Adult profile on the same tablet still has YouTube. Set a PIN on the adult profile (Settings → Parental Controls → Set a Parental Controls PIN). Without it, the child swipes from the Amazon Kids home screen to the adult profile and uses YouTube exactly as before.
Frequently asked questions
Can I block YouTube on a Fire tablet without Amazon Kids?
Yes, but not as cleanly. Without Amazon Kids you can uninstall the YouTube app, block youtube.com and m.youtube.com at the router, and disable Apps from Unknown Sources to stop sideload installs. The result is messier and easier to undo, but it does work for an unmanaged tablet.
Does blocking the YouTube app also block YouTube Kids?
No. YouTube Kids is a separate app with its own icon and Appstore listing. If it's installed, block it the same way you blocked YouTube — remove it from the child profile's approved content list, and add youtubekids.com to your web block list.
Can my child uninstall the parental control after I set it?
Not Amazon Kids — exiting the kid profile requires the parent PIN. For third-party parental control apps like NexSpy, the child cannot disable the rules or uninstall the kid-side app without the parent's account; only the parent can lift a block or end Focus Mode early.
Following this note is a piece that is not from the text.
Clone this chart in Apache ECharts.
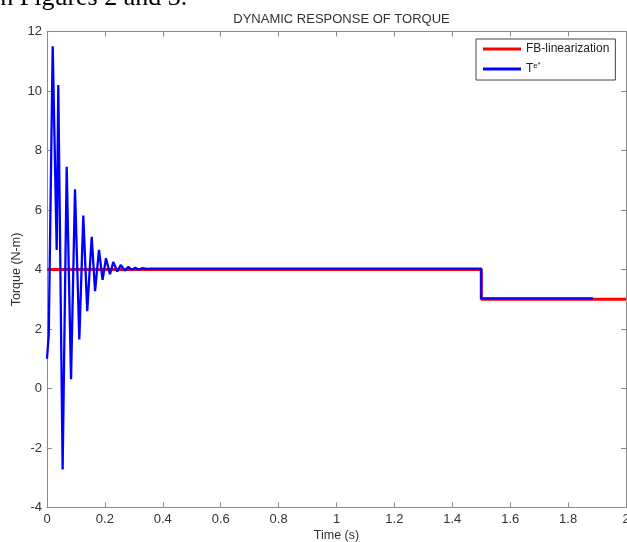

What if I only want YouTube blocked during school hours, not all day?
On the Fire tablet, set narrow Daily Time Limits and a Bedtime that covers the school window. On a companion phone or iPad, use the NexSpy school-time schedule and scheduled App and Game Blocker so YouTube unlocks automatically outside the blocked hours.
Will a router block stop YouTube when the tablet is on cellular or a friend's Wi-Fi?
No. Router rules only apply to traffic going through your router. A hotspot or a different Wi-Fi network bypasses the router block entirely. That's the reason to combine router blocking with on-device controls (Amazon Kids on the Fire tablet, NexSpy on the phone).